The menu is excitingly offal-heavy. Along with Szechuan classics like "man and wife offal slices" and "devil-exploded kidneys" were a range of dishes involving every part of pig and cow, charmingly literally translated with no concessions to delicate English ears. "Beef slices and ox tripe in chilli oil" was packed full of flavour and with cleverly and tenderly cooked tripe giving a gelatinous contrast to the rougher beef slices. And by far my favourite plate of food was a superb "hot and crispy pigs intestines", which instead of gloopy chitterlings was in fact varying in texture between moist parcels of pork fat encased in crispy membrane, to crunchy nuggets of pork scratching, all doused in a fiery pepper and chilli sauce. You didn't know exactly what kind of meat you'd got until it was in your mouth and it was either crunchily dissolving or melting with fat - great fun.


Along with some raw shredded potato, which were nice enough, arrived a huge hot pot of grouper fish and chilli, the fish being cooked perfectly and the broth spicy and rich. It's not for the faint-hearted, this food - the spicing is aggressive, the flavours occasionally overwhelming and the cuts of meat uncompromisingly bold and unusual. But it is a style of cuisine that we deserve to see a lot more of, because when it's done well, as at Chilli Cool, the results are spectacular. The only thing I can't recommend about Chilli Cool, which won't surprise anyone who's ever eaten at a Chinese restaurant in London, is the service. After repeatedly asking for the bill I resorted to standing over the guys at the till until they typed our menu out and gave me the receipt. It was wrong.

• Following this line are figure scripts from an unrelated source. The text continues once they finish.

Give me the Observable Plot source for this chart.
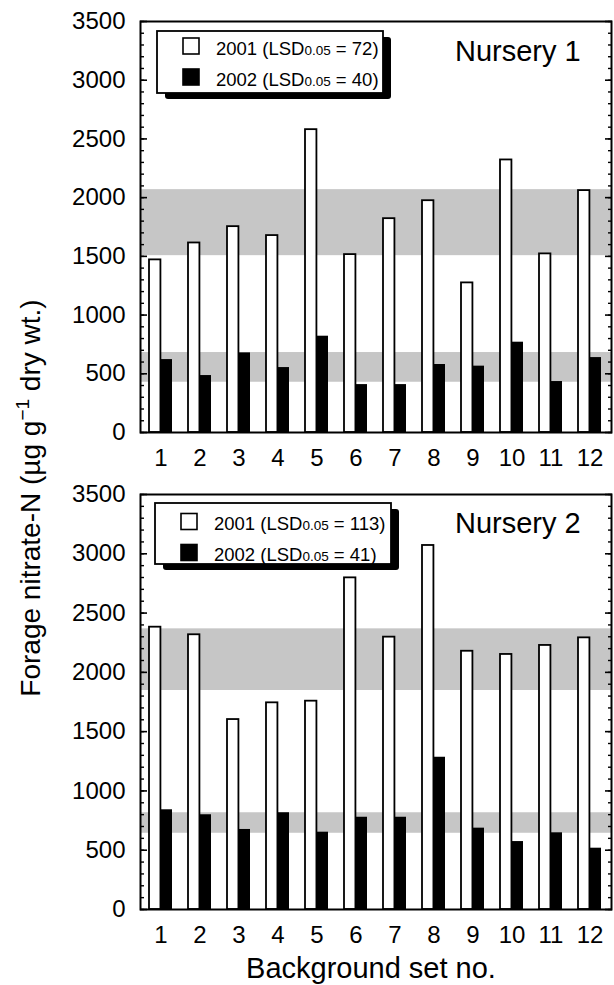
<!DOCTYPE html>
<html><head><meta charset="utf-8">
<script src="https://cdn.jsdelivr.net/npm/d3@7"></script>
<script src="https://cdn.jsdelivr.net/npm/@observablehq/plot@0.6"></script>
<style>
body{margin:0;background:#fff;}
#chart{position:relative;width:614px;height:985px;font-family:"Liberation Sans",Arial,Helvetica,sans-serif;color:#000;}
.panel{position:absolute;left:0;}
#overlay{position:absolute;left:0;top:0;pointer-events:none;}
</style></head><body><div id="chart"></div>
<script>
// ---- data ----
const sets = [1, 2, 3, 4, 5, 6, 7, 8, 9, 10, 11, 12];
const years = ["2001", "2002"];
const nursery1_2001 = [1470, 1614, 1753, 1677, 2579, 1515, 1821, 1974, 1274, 2321, 1521, 2060];
const nursery1_2002 = [621, 485, 678, 553, 820, 408, 408, 579, 565, 769, 434, 638];
const nursery2_2001 = [2381, 2317, 1602, 1743, 1757, 2797, 2297, 3070, 2178, 2151, 2227, 2291];
const nursery2_2002 = [841, 799, 675, 816, 652, 778, 778, 1284, 686, 573, 647, 517];
const nursery1_bands = [[1506, 2068], [428, 681]];
const nursery2_bands = [[1847, 2367], [643, 816]];
const nursery1_lsd = [72, 40];
const nursery2_lsd = [113, 41];
const panelTitles = ["Nursery 1", "Nursery 2"];
const yTicks = d3.range(0, 3501, 500);
const yMinorTicks = d3.range(0, 3501, 100);
const yTitle = ["Forage nitrate-N (µg g", "−1", " dry wt.)"];
const xTitle = "Background set no.";

const FONT = '"Liberation Sans", Arial, Helvetica, sans-serif';
const W = 614, ML = 140, MR = 3, PI = 0.41;

function panel(v2001, v2002, bands, height, marginTop, marginBottom) {
  const data = sets.map((s, i) => ({set: s, a: v2001[i], b: v2002[i]}));
  const step = (W - ML - MR) / sets.length;
  const half = step * (1 - PI) / 2;
  return Plot.plot({
    width: W, height, marginLeft: ML, marginRight: MR, marginTop, marginBottom,
    style: {fontFamily: FONT, color: "black", background: "transparent", overflow: "visible"},
    x: {type: "band", domain: sets, paddingInner: PI, paddingOuter: PI / 2},
    y: {domain: [0, 3500]},
    marks: [
      Plot.rect(bands, {y1: d => d[0], y2: d => d[1], fill: "#c6c6c6"}),
      Plot.barY(data, {x: "set", y: "a", fill: "white", stroke: "black", strokeWidth: 1.8, insetRight: half}),
      Plot.barY(data, {x: "set", y: "b", fill: "black", insetLeft: half}),
      Plot.axisY({ticks: yMinorTicks, anchor: "left", tickSize: 4, dx: 4, fill: "none", strokeWidth: 1.4}),
      Plot.axisY({ticks: yTicks, anchor: "left", tickSize: 7, dx: 7, fill: "none", strokeWidth: 1.6}),
      Plot.axisY({ticks: yMinorTicks, anchor: "right", tickSize: 4, dx: -4, fill: "none", strokeWidth: 1.4}),
      Plot.axisY({ticks: yTicks, anchor: "right", tickSize: 7, dx: -7, fill: "none", strokeWidth: 1.6}),
      Plot.axisY({ticks: yTicks, anchor: "left", tickSize: 0, tickPadding: 15, fontSize: 24, label: null, tickFormat: d3.format("d")}),
      Plot.axisX({tickSize: 0, tickPadding: 16, fontSize: 24, label: null}),
      Plot.frame({stroke: "black", strokeWidth: 2})
    ]
  });
}

const chart = document.getElementById("chart");
const p1 = panel(nursery1_2001, nursery1_2002, nursery1_bands, 470, 21, 38);
p1.classList.add("panel"); p1.style.top = "0px";
const p2 = panel(nursery2_2001, nursery2_2002, nursery2_bands, 470, 24, 31);
p2.classList.add("panel"); p2.style.top = "470px";
chart.appendChild(p1); chart.appendChild(p2);

// ---- overlay: legends, titles ----
const svg = d3.select(chart).append("svg").attr("id", "overlay")
  .attr("width", W).attr("height", 985)
  .style("font-family", FONT);

function legend(box, sq, lsd) {
  const g = svg.append("g");
  g.append("rect").attr("x", box.x + 8).attr("y", box.y + 6).attr("width", box.w).attr("height", box.h).attr("rx", 3).attr("fill", "black");
  g.append("rect").attr("x", box.x).attr("y", box.y).attr("width", box.w).attr("height", box.h).attr("fill", "white").attr("stroke", "black").attr("stroke-width", 1.8);
  years.forEach((yr, i) => {
    const yy = sq.y + i * sq.dy;
    g.append("rect").attr("x", sq.x).attr("y", yy).attr("width", 16).attr("height", 16)
      .attr("fill", i === 0 ? "white" : "black").attr("stroke", "black").attr("stroke-width", 1.6);
    const t = g.append("text").attr("x", sq.x + 33).attr("y", yy + 16.5).attr("font-size", 18.5).attr("fill", "black");
    t.append("tspan").text(`${yr} (LSD`);
    t.append("tspan").attr("font-size", 13.5).text("0.05");
    t.append("tspan").text(` = ${lsd[i]})`);
  });
}
legend({x: 157, y: 31, w: 226, h: 62}, {x: 183, y: 38, dy: 31}, nursery1_lsd);
legend({x: 155, y: 503, w: 236, h: 61}, {x: 181, y: 513.5, dy: 31}, nursery2_lsd);

svg.append("text").attr("x", 455).attr("y", 61).attr("font-size", 29).text(panelTitles[0]);
svg.append("text").attr("x", 455).attr("y", 533).attr("font-size", 29).text(panelTitles[1]);

const yt = svg.append("text").attr("transform", "translate(40,498) rotate(-90)")
  .attr("text-anchor", "middle").attr("font-size", 28);
yt.append("tspan").text(yTitle[0]);
yt.append("tspan").attr("font-size", 19).attr("dy", -11).text(yTitle[1]);
yt.append("tspan").attr("dy", 11).text(yTitle[2]);

svg.append("text").attr("x", 371).attr("y", 978).attr("text-anchor", "middle").attr("font-size", 29).text(xTitle);
</script></body></html>
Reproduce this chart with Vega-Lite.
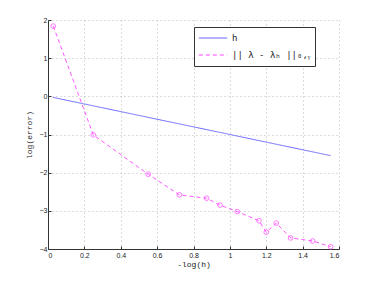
{
  "$schema": "https://vega.github.io/schema/vega-lite/v6.json",
  "width": 291,
  "height": 229,
  "autosize": {"type": "none"},
  "padding": {"left": 48, "top": 20, "right": 35, "bottom": 32},
  "background": "white",
  "data": {
    "values": [
      {"x": 0.029, "y": -0.029, "series": "h"},
      {"x": 0.551, "y": -0.551, "series": "h"},
      {"x": 1.041, "y": -1.041, "series": "h"},
      {"x": 1.554, "y": -1.554, "series": "h"},
      {"x": 0.029, "y": 1.84, "series": "|| λ - λₕ ||₀,ᵧ"},
      {"x": 0.249, "y": -1.01, "series": "|| λ - λₕ ||₀,ᵧ"},
      {"x": 0.551, "y": -2.04, "series": "|| λ - λₕ ||₀,ᵧ"},
      {"x": 0.722, "y": -2.58, "series": "|| λ - λₕ ||₀,ᵧ"},
      {"x": 0.872, "y": -2.67, "series": "|| λ - λₕ ||₀,ᵧ"},
      {"x": 0.946, "y": -2.85, "series": "|| λ - λₕ ||₀,ᵧ"},
      {"x": 1.041, "y": -3.02, "series": "|| λ - λₕ ||₀,ᵧ"},
      {"x": 1.16, "y": -3.26, "series": "|| λ - λₕ ||₀,ᵧ"},
      {"x": 1.2, "y": -3.56, "series": "|| λ - λₕ ||₀,ᵧ"},
      {"x": 1.255, "y": -3.32, "series": "|| λ - λₕ ||₀,ᵧ"},
      {"x": 1.334, "y": -3.71, "series": "|| λ - λₕ ||₀,ᵧ"},
      {"x": 1.455, "y": -3.79, "series": "|| λ - λₕ ||₀,ᵧ"},
      {"x": 1.554, "y": -3.94, "series": "|| λ - λₕ ||₀,ᵧ"}
    ]
  },
  "config": {
    "view": {"stroke": null},
    "axis": {
      "labelFont": "Liberation Sans",
      "labelFontSize": 7,
      "labelColor": "#222222",
      "titleFont": "Liberation Mono",
      "titleFontSize": 8,
      "titleFontWeight": "normal",
      "titleColor": "#222222",
      "domainColor": "#333333",
      "tickColor": "#333333",
      "tickSize": -3,
      "gridColor": "#b0b0b0",
      "gridDash": [1, 3],
      "gridWidth": 0.9
    }
  },
  "encoding": {
    "x": {
      "field": "x",
      "type": "quantitative",
      "scale": {"domain": [0, 1.6], "nice": false},
      "axis": {"title": "-log(h)", "values": [0, 0.2, 0.4, 0.6, 0.8, 1, 1.2, 1.4, 1.6], "format": "~g", "labelPadding": 5, "titlePadding": 2}
    },
    "y": {
      "field": "y",
      "type": "quantitative",
      "scale": {"domain": [-4, 2], "nice": false},
      "axis": {"title": "log(error)", "values": [-4, -3, -2, -1, 0, 1, 2], "format": "~g", "labelPadding": 4, "titlePadding": 6}
    }
  },
  "layer": [
    {
      "mark": {"type": "line", "strokeWidth": 0.9},
      "encoding": {
        "color": {
          "field": "series",
          "type": "nominal",
          "scale": {"domain": ["h", "|| λ - λₕ ||₀,ᵧ"], "range": ["#5b5bff", "#ff44ff"]},
          "legend": {
            "title": null,
            "orient": "none",
            "legendX": 146,
            "legendY": 7,
            "symbolType": "stroke",
            "symbolSize": 800,
            "symbolStrokeWidth": 1,
            "symbolStrokeColor": null,
            "clipHeight": 14,
            "labelFont": "DejaVu Sans Mono",
            "labelFontSize": 9,
            "labelColor": "#222222",
            "labelOffset": 4,
            "strokeColor": "#333333",
            "fillColor": "white",
            "padding": 4,
            "rowPadding": 3,
            "labelLimit": 200
          }
        },
        "strokeDash": {
          "field": "series",
          "type": "nominal",
          "scale": {"domain": ["h", "|| λ - λₕ ||₀,ᵧ"], "range": [[1, 0], [4, 3]]},
          "legend": null
        }
      }
    },
    {
      "transform": [{"filter": "datum.series !== 'h'"}],
      "mark": {"type": "point", "shape": "circle", "filled": false, "size": 22, "color": "#ff44ff", "strokeWidth": 1}
    }
  ]
}
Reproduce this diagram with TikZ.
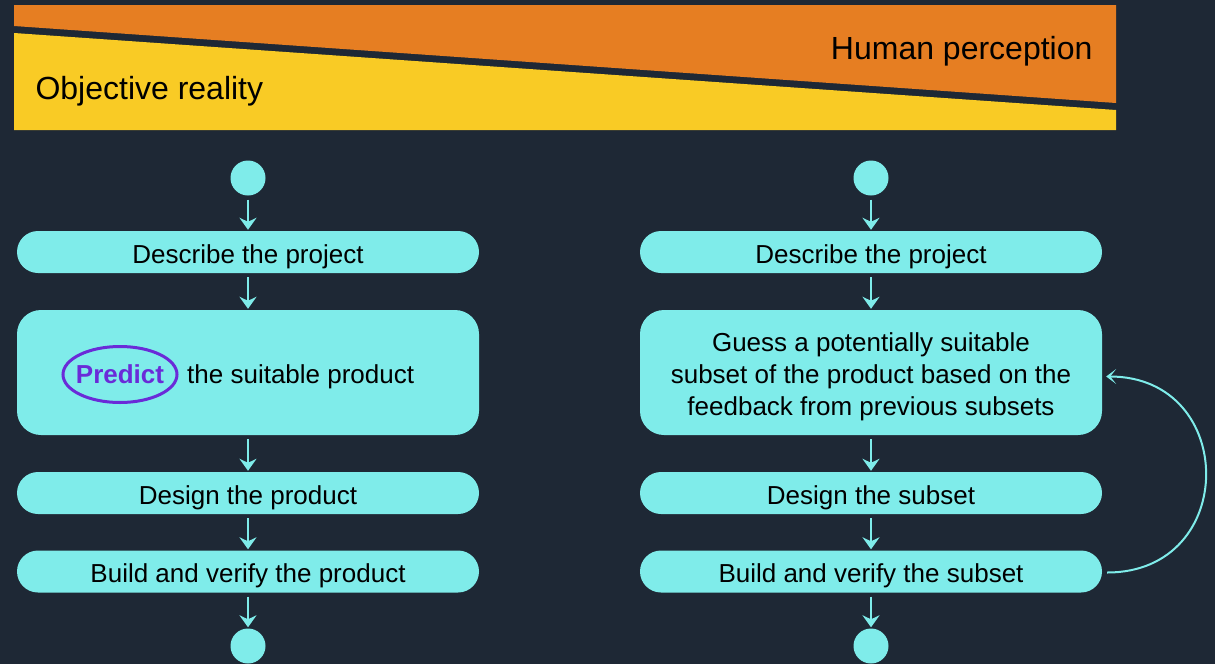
\documentclass[tikz,border=0pt]{standalone}
\usepackage{fontspec}
\setmainfont{Liberation Sans}
\usepackage{tikz}
\usetikzlibrary{positioning,arrows.meta,shapes.geometric}
\definecolor{colBackground}{HTML}{1E2835}
\definecolor{colPerception}{HTML}{E67E22}
\definecolor{colReality}{HTML}{F9CB25}
\definecolor{colStep}{HTML}{7FECEA}
\definecolor{colPredict}{HTML}{6A2BD8}

\begin{document}
\begin{tikzpicture}[x=1pt, y=-1pt,
    font=\fontsize{26}{32}\selectfont,
    stepbox/.style={fill=colStep, rounded corners=21pt, minimum width=462pt, minimum height=42pt, inner sep=0pt,
        align=center, text height=24pt, text depth=2pt},
    startdot/.style={circle, fill=colStep, minimum size=35pt, inner sep=0pt},
    flow/.style={draw=colStep, line width=2pt, -{Stealth[length=12pt, width=17pt, inset=4pt]}, shorten <=4pt, shorten >=1pt}]
    % Fondo
    \fill[colBackground] (0,0) rectangle (1215,664);
    \useasboundingbox (0,0) rectangle (1215,664);

    % Banda superior
    \fill[colPerception] (14,5) -- (1116,5) -- (1116,103) -- (14,26) -- cycle;
    \fill[colReality] (14,33) -- (1116,110) -- (1116,130) -- (14,130) -- cycle;
    \node[anchor=base east, font=\fontsize{32}{36}\selectfont] (perception) at (1096,59) {Human perception};
    \node[anchor=base west, font=\fontsize{32}{36}\selectfont] (reality) at (32,99) {Objective reality};

    % Columna izquierda
    \node[startdot] (start1) at (248,178) {};
    \node[stepbox] (desc1) at (248,252) {Describe the project};
    \node[stepbox, minimum height=125pt, rounded corners=24pt] (pred1) at (248,372.5) {};
    \node[text=colPredict, inner sep=0pt, font=\fontsize{26}{32}\selectfont\bfseries] (predict) at (120,374.5) {Predict};
    \draw[colPredict, line width=3pt] (120,374.5) ellipse [x radius=57, y radius=28];
    \node[anchor=west, inner sep=0pt] (suit1) at (187,377) {the suitable product};
    \node[stepbox] (design1) at (248,493) {Design the product};
    \node[stepbox] (build1) at (248,571.5) {Build and verify the product};
    \node[startdot] (end1) at (248,646) {};

    \draw[flow] (start1) -- (desc1);
    \draw[flow] (desc1) -- (pred1);
    \draw[flow] (pred1) -- (design1);
    \draw[flow] (design1) -- (build1);
    \draw[flow] (build1) -- (end1);

    % Columna derecha
    \node[startdot] (start2) at (871,178) {};
    \node[stepbox] (desc2) at (871,252) {Describe the project};
    \node[stepbox, minimum height=125pt, rounded corners=24pt, text height=88pt, text depth=3pt] (guess2) at (871,372.5)
        {Guess a potentially suitable\\ subset of the product based on the\\ feedback from previous subsets};
    \node[stepbox] (design2) at (871,493) {Design the subset};
    \node[stepbox] (build2) at (871,571.5) {Build and verify the subset};
    \node[startdot] (end2) at (871,646) {};

    \draw[flow] (start2) -- (desc2);
    \draw[flow] (desc2) -- (guess2);
    \draw[flow] (guess2) -- (design2);
    \draw[flow] (design2) -- (build2);
    \draw[flow] (build2) -- (end2);

    % Retroalimentacion
    \draw[draw=colStep, line width=2pt, -{Stealth[length=10pt, width=15pt, inset=6pt]}]
        ([xshift=5pt, yshift=-1pt]build2.east) .. controls +(132,0) and +(132,0) .. ([xshift=4pt, yshift=-4pt]guess2.east);
\end{tikzpicture}
\end{document}
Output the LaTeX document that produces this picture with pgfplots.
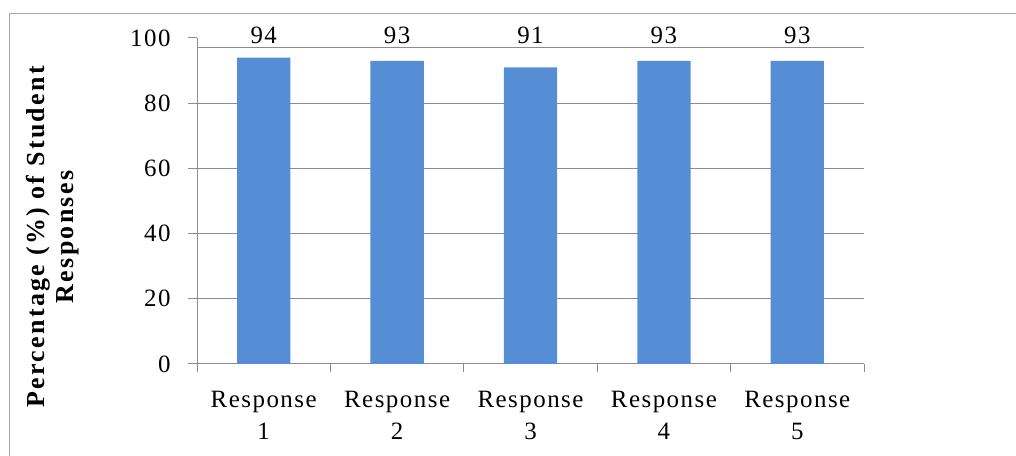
\documentclass[border=0pt]{standalone}
\usepackage{fontspec}
\setmainfont{Liberation Serif}
\usepackage{pgfplots}
\pgfplotsset{compat=1.18}
\usepackage{pgfplotstable}

\definecolor{barblue}{HTML}{558ED5}
\definecolor{axisgray}{HTML}{8C8C8C}
\definecolor{framegray}{HTML}{A6A6A6}

% share of students giving each response (%)
\pgfplotstableread{
idx value
1 94
2 93
3 91
4 93
5 93
}\responses

\newcommand\chartfont{\fontsize{25}{32}\selectfont\addfontfeatures{LetterSpace=6}}

\begin{document}
\begin{tikzpicture}
\begin{axis}[
  at={(197bp,92bp)}, anchor=south west,
  scale only axis, width=667bp, height=326bp,
  xmin=0.5, xmax=5.5, ymin=0, ymax=100,
  clip=false,
  axis x line=bottom, axis y line=left,
  axis line style={-, draw=axisgray, line width=1bp},
  tick align=outside,
  major tick length=9bp, minor tick length=8bp,
  tick style={axisgray, line width=1bp},
  ytick={0,20,...,80}, extra y ticks={100},
  extra y tick style={grid=none},
  ymajorgrids, grid style={axisgray, line width=1bp},
  xtick={1,...,5},
  xticklabels={{Response\\1},{Response\\2},{Response\\3},{Response\\4},{Response\\5}},
  minor xtick={0.5,1.5,...,5.5},
  major x tick style={draw=none},
  ticklabel style={font=\chartfont},
  /pgf/number format/assume math mode=true,
  yticklabel style={xshift=-14bp},
  xticklabel style={align=center, yshift=-15bp},
  ylabel={Percentage (\%) of Student\\Responses},
  ylabel style={font=\fontsize{26}{29}\selectfont\bfseries\addfontfeatures{LetterSpace=9},
    align=center, at={(axis description cs:-0.217,0.39)}, anchor=center},
]
\addplot[ybar, bar width=53.3bp, fill=barblue, draw=none]
  table[x=idx, y=value] {\responses};
% line below the top of the value axis
\draw[axisgray, line width=1bp] (axis cs:0.5,97) -- (axis cs:5.5,97);
% value labels, set on one common baseline
\addplot[draw=none, mark=none, point meta=explicit,
  nodes near coords={\pgfmathprintnumber{\pgfplotspointmeta}},
  every node near coord/.append style={anchor=base, inner sep=0pt, font=\chartfont}]
  table[x=idx, y expr=98.3, meta=value] {\responses};
\end{axis}
\draw[framegray, line width=1bp] (9bp,-20bp) rectangle (1040bp,442bp);
\pgfresetboundingbox
\useasboundingbox (0,0) rectangle (1016bp,456bp);
\end{tikzpicture}
\end{document}
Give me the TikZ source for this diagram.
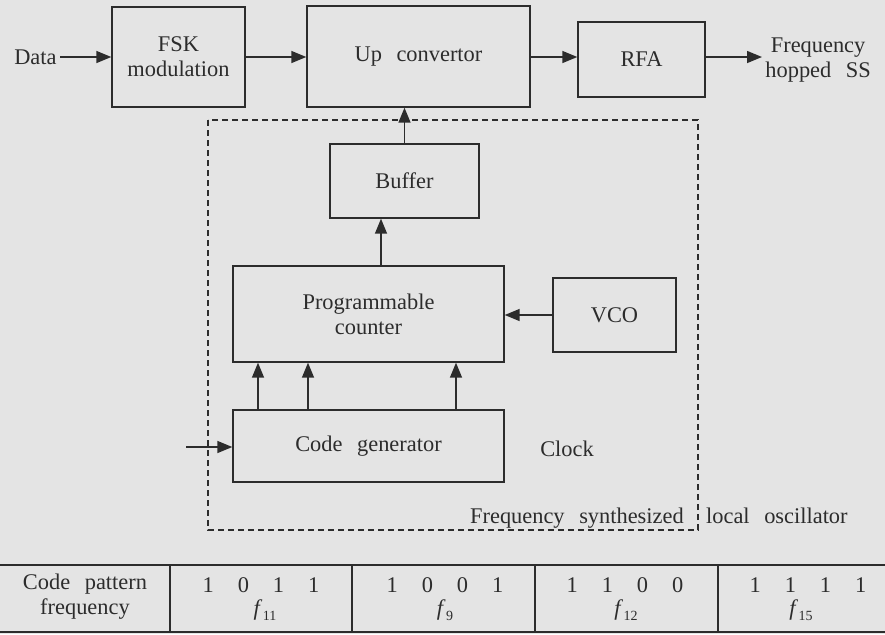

Eventually we did manage to sort out the bill, which came to just less than £20 each with plenty of alcohol - pretty much a bargain. Sloppy service has become just as much of the experience in Chinese restaurants as the old-woman's pock-marked bean curd, so it was hardly commented upon that evening by anyone in our party. Certainly judging by the lack of empty tables and the buzzy atmosphere of a restaurant that is confidently and consistently churning out some of the best Szechuan food in London, nobody else cares either.